A San Francisco courthouse which survived devastating earthquakes in 1905 and 1989 will soon be the epicentre of a water fluoridation trial that may shake up perceptions of a practice long deemed to ensure good health.
One side in the dispute is essentially at odds with itself while recently published Canadian studies promise to be a primary focus of legal arguments. But the proceeding’s true groundbreaking potential lies in the stakes.
Likely hanging in the balance is the future of artificial water fluoridation in the U.S. with shock waves possibly to be felt in countries which still add synthetic fluoride agents to their drinking water.
The plaintiffs comprise a coalition of citizens’ groups, while the defendant is the U.S. Environmental Protection Agency (EPA). At issue is the potential health risks posed by artificial water fluoridation (AWF).
The EPA regulates maximum contamination level (MCL) of fluoride in drinking water by its known risk of causing dental fluorosis — the scarring of enamel from excessive fluoride exposure during tooth formation.
Although fluorosis rates are on the rise and afflicting the majority of U.S. teens, the EPA deems mild fluorosis a minimal and therefore acceptable risk.
But an independent organization of scientists, some of whom work for the EPA, has sought to intervene in the California case with its own court brief. The document warns the EPA’s logic “may overlook aggregate and cumulative risks” associated with AWF.
The coalition of plaintiffs includes Food & Water Watch, the American Academy of Environmental Medicine, the International Academy of Oral Medicine and Toxicology and the Organic Consumers Association.
Four Canadian studies outlined in the coalition’s (plaintiffs’) Proposed Findings of Fact contribute to mounting evidence of neurotoxic harm from fluoride at exposure levels common in fluoridated communities.

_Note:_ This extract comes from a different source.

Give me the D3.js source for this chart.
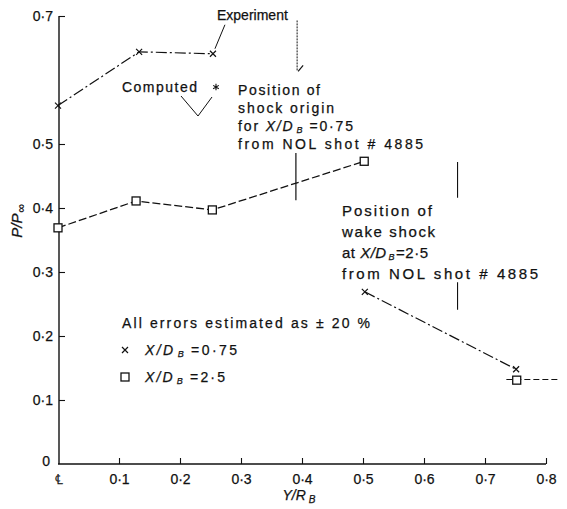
<!DOCTYPE html>
<html>
<head>
<meta charset="utf-8">
<script src="https://cdn.jsdelivr.net/npm/d3@7/dist/d3.min.js"></script>
<style>
  html, body { margin: 0; padding: 0; background: #fff; }
  svg { display: block; }
  text { font-family: "Liberation Sans", Arial, sans-serif; fill: #111; stroke: #111; stroke-width: 0.25px; }
</style>
</head>
<body>
<svg id="chart" width="567" height="509"></svg>
<script>
// Pressure ratio across the wake, Y/R_B along x, P/P∞ along y
const xTicks = [0, 0.1, 0.2, 0.3, 0.4, 0.5, 0.6, 0.7, 0.8];
const xTickLabels = ["\u2104", "0\u00B71", "0\u00B72", "0\u00B73", "0\u00B74", "0\u00B75", "0\u00B76", "0\u00B77", "0\u00B78"];
const yTicks = [0, 0.1, 0.2, 0.3, 0.4, 0.5, 0.7];
const yTickLabels = ["0", "0\u00B71", "0\u00B72", "0\u00B73", "0\u00B74", "0\u00B75", "0\u00B77"];

// X/D_B = 0.75 (crosses), two separate dash-dot runs
const crossY = [0, 0.133, 0.254, 0.503, 0.751];
const crossP = [0.56, 0.644, 0.641, 0.269, 0.148];
const crossRuns = [[0, 1, 2], [3, 4]];

// X/D_B = 2.5 (squares)
const squareY = [0, 0.128, 0.253, 0.502, 0.752];
const squareP = [0.369, 0.411, 0.397, 0.473, 0.131];
const squareRun = [0, 1, 2, 3];
// short dashed continuation through the last square
const squareTailY = [0.735, 0.820];
const squareTailP = [0.132, 0.132];

// computed point
const computedY = [0.259];
const computedP = [0.589];

// shock position markers
const shockOriginY = 0.39;
const shockOriginP = [0.412, 0.486];
const wakeShockY = 0.655;
const wakeShockP = [[0.416, 0.472], [0.241, 0.284]];
const experimentLeaderY = 0.392;
const experimentLeaderP = [0.615, 0.693];

const svg = d3.select("#chart");
const x = d3.scaleLinear().domain([0, 0.8]).range([58, 546]);
const y = d3.scaleLinear().domain([0, 0.7]).range([464, 16]);

const ink = "#111";

// axes
const xAxis = d3.axisBottom(x).tickValues(xTicks).tickSize(-6).tickFormat((d, i) => xTickLabels[i]);
const gx = svg.append("g").attr("transform", `translate(0,${y(0)})`).call(xAxis);
gx.select(".domain").attr("d", `M${x(0)},0H${x(0.8)}`).attr("stroke", ink).attr("stroke-width", 1.4);
gx.selectAll(".tick line").attr("stroke", ink).attr("stroke-width", 1.1);
gx.selectAll(".tick text").attr("dy", 0).attr("y", 20).style("font-size", "14px").attr("fill", ink)
  .style("font-family", "'Liberation Sans', Arial, sans-serif");
gx.selectAll(".tick").filter(d => d === 0).select("line").remove();

const yAxis = d3.axisLeft(y).tickValues(yTicks).tickSize(-6).tickFormat((d, i) => yTickLabels[i]);
const gy = svg.append("g").attr("transform", `translate(${x(0) + 1},0)`).call(yAxis);
gy.select(".domain").attr("d", `M0,${y(0)}V${y(0.7)}`).attr("stroke", ink).attr("stroke-width", 1.4);
gy.selectAll(".tick line").attr("stroke", ink).attr("stroke-width", 1.1);
gy.selectAll(".tick text").attr("x", -6).style("font-size", "14px").attr("fill", ink)
  .style("font-family", "'Liberation Sans', Arial, sans-serif");
gy.selectAll(".tick").filter(d => d === 0).select("line").remove();
gy.selectAll(".tick").filter(d => d === 0).select("text").attr("x", -9).attr("dy", "0.1em");

// axis titles
const yt = svg.append("text").attr("transform", `translate(22,${y(0.38)}) rotate(-90)`)
  .attr("text-anchor", "middle").style("font-size", "15px").style("font-style", "italic");
yt.append("tspan").text("P/P");
yt.append("tspan").attr("dx", 1).attr("baseline-shift", "-3").style("font-size", "12px").style("font-style", "normal").text("\u221E");

const xt = svg.append("text").attr("x", x(0.4) - 3).attr("y", 500)
  .attr("text-anchor", "middle").style("font-size", "14px").style("font-style", "italic");
xt.append("tspan").text("Y/R");
xt.append("tspan").attr("dx", 3).attr("baseline-shift", "-3").style("font-size", "10px").text("B");

// series lines
const line = d3.line().x(d => x(d[0])).y(d => y(d[1]));
crossRuns.forEach(run => {
  svg.append("path").attr("d", line(run.map(i => [crossY[i], crossP[i]])))
    .attr("fill", "none").attr("stroke", ink).attr("stroke-width", 1.2)
    .attr("stroke-dasharray", "11,3,2,3");
});
svg.append("path").attr("d", line(squareRun.map(i => [squareY[i], squareP[i]])))
  .attr("fill", "none").attr("stroke", ink).attr("stroke-width", 1.3)
  .attr("stroke-dasharray", "8,3");
svg.append("path").attr("d", line(squareTailY.map((v, i) => [v, squareTailP[i]])))
  .attr("fill", "none").attr("stroke", ink).attr("stroke-width", 1.2)
  .attr("stroke-dasharray", "6,3");

// markers
const cross = svg.append("g");
crossY.forEach((v, i) => {
  const cx = x(v), cy = y(crossP[i]);
  cross.append("path").attr("d", `M${cx - 3},${cy - 3}L${cx + 3},${cy + 3}M${cx - 3},${cy + 3}L${cx + 3},${cy - 3}`)
    .attr("stroke", ink).attr("stroke-width", 1.2);
});
squareY.forEach((v, i) => {
  svg.append("rect").attr("x", x(v) - 4).attr("y", y(squareP[i]) - 4).attr("width", 8).attr("height", 8)
    .attr("fill", "#fff").attr("stroke", ink).attr("stroke-width", 1.3);
});
computedY.forEach((v, i) => {
  svg.append("path").attr("d", d3.symbol().type(d3.symbolAsterisk).size(30)())
    .attr("transform", `translate(${x(v)},${y(computedP[i])})`)
    .attr("stroke", ink).attr("stroke-width", 1.1).attr("fill", "none");
});

// shock position markers
svg.append("line").attr("x1", x(shockOriginY)).attr("x2", x(shockOriginY))
  .attr("y1", y(shockOriginP[0])).attr("y2", y(shockOriginP[1])).attr("stroke", ink).attr("stroke-width", 1.2);
wakeShockP.forEach(seg => {
  svg.append("line").attr("x1", x(wakeShockY)).attr("x2", x(wakeShockY))
    .attr("y1", y(seg[0])).attr("y2", y(seg[1])).attr("stroke", ink).attr("stroke-width", 1.1);
});
svg.append("line").attr("x1", x(experimentLeaderY)).attr("x2", x(experimentLeaderY))
  .attr("y1", y(experimentLeaderP[0])).attr("y2", y(experimentLeaderP[1]))
  .attr("stroke", ink).attr("stroke-width", 1).attr("stroke-dasharray", "2,1");
svg.append("path").attr("d", `M${x(experimentLeaderY) + 1},${y(experimentLeaderP[0]) + 1}l5,-6`)
  .attr("stroke", ink).attr("stroke-width", 1.2);

// leaders
svg.append("path").attr("d", `M${x(crossY[2]) + 2},${y(crossP[2]) - 5}L${x(crossY[2]) + 12},${y(crossP[2]) - 29}`)
  .attr("stroke", ink).attr("stroke-width", 1).attr("fill", "none");
svg.append("path").attr("d", "M181,96L198,116L212,97")
  .attr("stroke", ink).attr("stroke-width", 1).attr("fill", "none");

// annotation text
function label(tx, ty, parts, size, width) {
  const t = svg.append("text").attr("x", tx).attr("y", ty).style("font-size", (size || 14) + "px");
  parts.forEach(p => {
    const s = t.append("tspan").text(p.t);
    if (p.i) s.style("font-style", "italic");
    if (p.sub) s.attr("baseline-shift", "-2").style("font-size", "9px");
    if (p.dx) s.attr("dx", p.dx);
  });
  if (width) t.attr("textLength", width).attr("lengthAdjust", "spacing");
  return t;
}
label(217, 20, [{t: "Experiment"}], 14);
label(122, 92, [{t: "Computed"}], 14, 75);
label(238, 95, [{t: "Position of"}], 14, 82);
label(238, 113, [{t: "shock origin"}], 14, 96);
label(238, 131, [{t: "for "}, {t: "X/D", i: 1}, {t: "B", i: 1, sub: 1, dx: 2}, {t: "=0\u00B775", dx: 5}], 14, 115);
label(238, 149, [{t: "from NOL shot # 4885"}], 14, 185);
label(342, 216, [{t: "Position of"}], 15, 90);
label(342, 237, [{t: "wake shock"}], 15, 93);
label(342, 258, [{t: "at "}, {t: "X/D", i: 1}, {t: "B", i: 1, sub: 1, dx: 2}, {t: "=2\u00B75", dx: 1}], 15, 86);
label(342, 279, [{t: "from NOL shot # 4885"}], 15, 196);
label(122, 328, [{t: "All errors estimated as \u00B1 20 %"}], 14, 248);
label(145, 355, [{t: "X/D", i: 1}, {t: "B", i: 1, sub: 1, dx: 2}, {t: "=0\u00B775", dx: 5}], 14, 92);
label(145, 382, [{t: "X/D", i: 1}, {t: "B", i: 1, sub: 1, dx: 2}, {t: "=2\u00B75", dx: 5}], 14, 80);

// legend symbols
svg.append("path").attr("d", "M122,347L128,353M122,353L128,347").attr("stroke", ink).attr("stroke-width", 1.2);
svg.append("rect").attr("x", 121).attr("y", 373).attr("width", 8).attr("height", 8)
  .attr("fill", "#fff").attr("stroke", ink).attr("stroke-width", 1.3);
</script>
</body>
</html>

Evidence from these studies suggests the practice may result in lower childhood IQs and higher rates of ADHD.
Since its conclusions were so alarming, one of these studies was subjected to additional scrutiny before it was published in JAMA Pediatrics. The publication’s editor then joined the author in stating pregnant women would be prudent to avoid drinking artificially fluoridated water.
Similar advisories were not unknown in 2018, yet they were absent from that year’s oral health report compiled by the Windsor-Essex County Health Unit — a document that some believe relied on targeted and biased public-opinion surveys to promote a return to AWF.
Further, the report fails to establish that declines in oral health were caused by the 2013 cessation of AWF in Windsor. Its own data showed the greatest rate of decline actually occurred prior to 2013, when our community was also reeling from a dramatic plunge in average household income — a significant barrier to dental-care access.
Science is, as it should be, the primary yardstick for establishing public health policy. But science does not stand still. (It took decades for researchers to provide decision-makers with compelling evidence of tobacco’s destructive potential).
Nevertheless, proponents of AWF have consistently dismissed new research that has raised questions of safety. Our Medical Officer of Health told city council he had proof of safety, but an Access to Information Act request sent to the health unit revealed it had no studies which demonstrate artificially fluoridated water is safe for pregnant women.
There are now 65 studies that show a potential link between elevated fluoride exposure and cognitive impairment in developing children, which certainly outweighs dental fluorosis on the scale of acceptable risks.
The California trial is scheduled to begin June 8. Should the plaintiffs win their case, the EPA could be forced into a rule-making process that would ban AWF delivery agents under the U.S. Toxic Substances Control Act.
The roughly 30 per cent of Canadian municipalities that still practice AWF would then be hard-pressed to justify the status quo, particularly in the wake of Health Canada’s response to a 2014 Access to Information Act request for “reports, studies, toxicology and clinical tests relating to hydrofluorosilicic acid in Canadian tap water.”
Said the agency: “After a thorough search of the requested information, no records were located which respond to your request.”
Windsor area politicians and public health officials were aware of this gap in the AWF safety narrative in 2018.
I wonder if they hear the rumblings from California.